The conservation I had with my cousin not too far back (who I hadn't seen in years) was quite revealing. He was telling me about the hunting property he went in on with a few of his buddies and I asked, "do you actually ever shoot anything?" And he told me, that wasn't the point of going hunting. "I go to be where it's quiet, to get away from those two", pointing at his wife and hell-on-wheels kid. He also told me that he couldn't care less about having "things"...having that hunting property to escape to was what mattered to him.
As far as I'm concerned, they can keep that kind of life to themselves...I'll pass on that, thank you very much. To be married to the "typical" 21st century woman would be the death of me, that's for sure.
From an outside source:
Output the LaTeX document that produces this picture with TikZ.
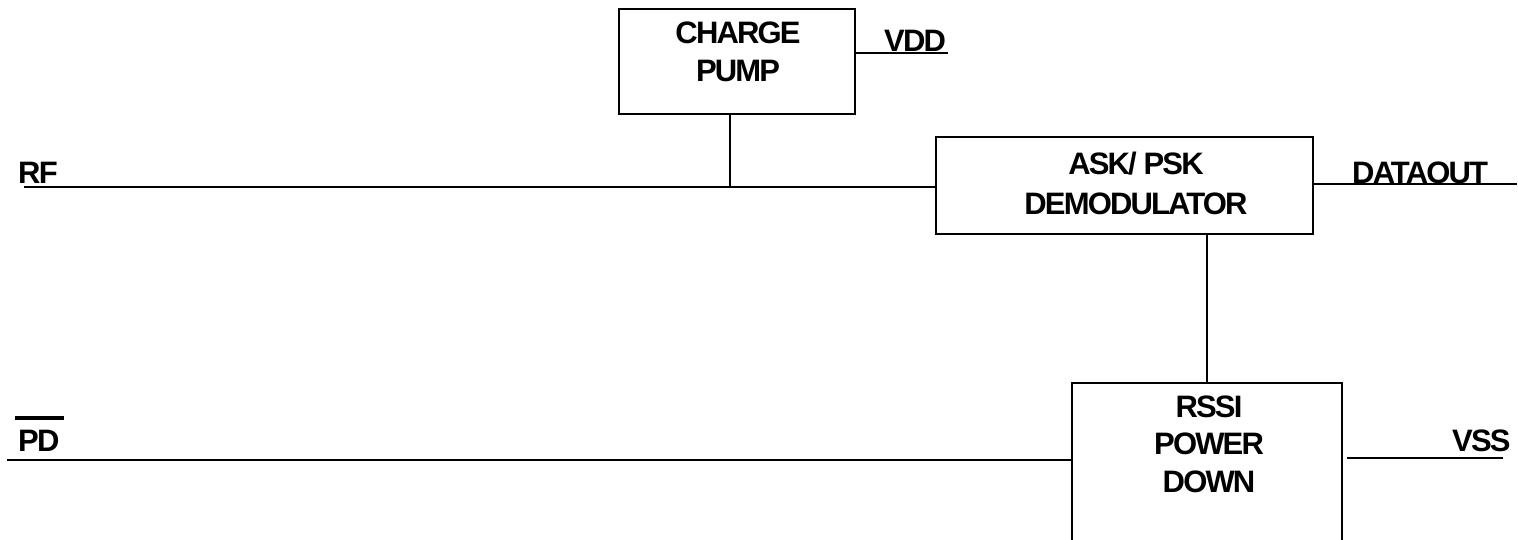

As for your former bosses, Heiny, I can certainly relate to your feelings about the pay issue. How can they live with themselves paying you so little in such an expensive place, while THEY get to bring home the fat checks and bonuses? If you really want to know why I beg, hope and plead the gods of fate to bring on the economic crash of the ages, its' to get back at those people which seek to enrich themselves at the expense of others. Sure, it'll be hard for me too, but hey, I haven't got much to lose...certainly not like what my BIL and cousin have. But what's really sad, if the coming depression really does render these honest hard-working males in my family broke, they'd prolly lose their wives as well...and to me, that's just an indication of the sad society in which we reside in today.
Nowhere to run, nowhere to hide...
...and the meek shall inherit the Earth!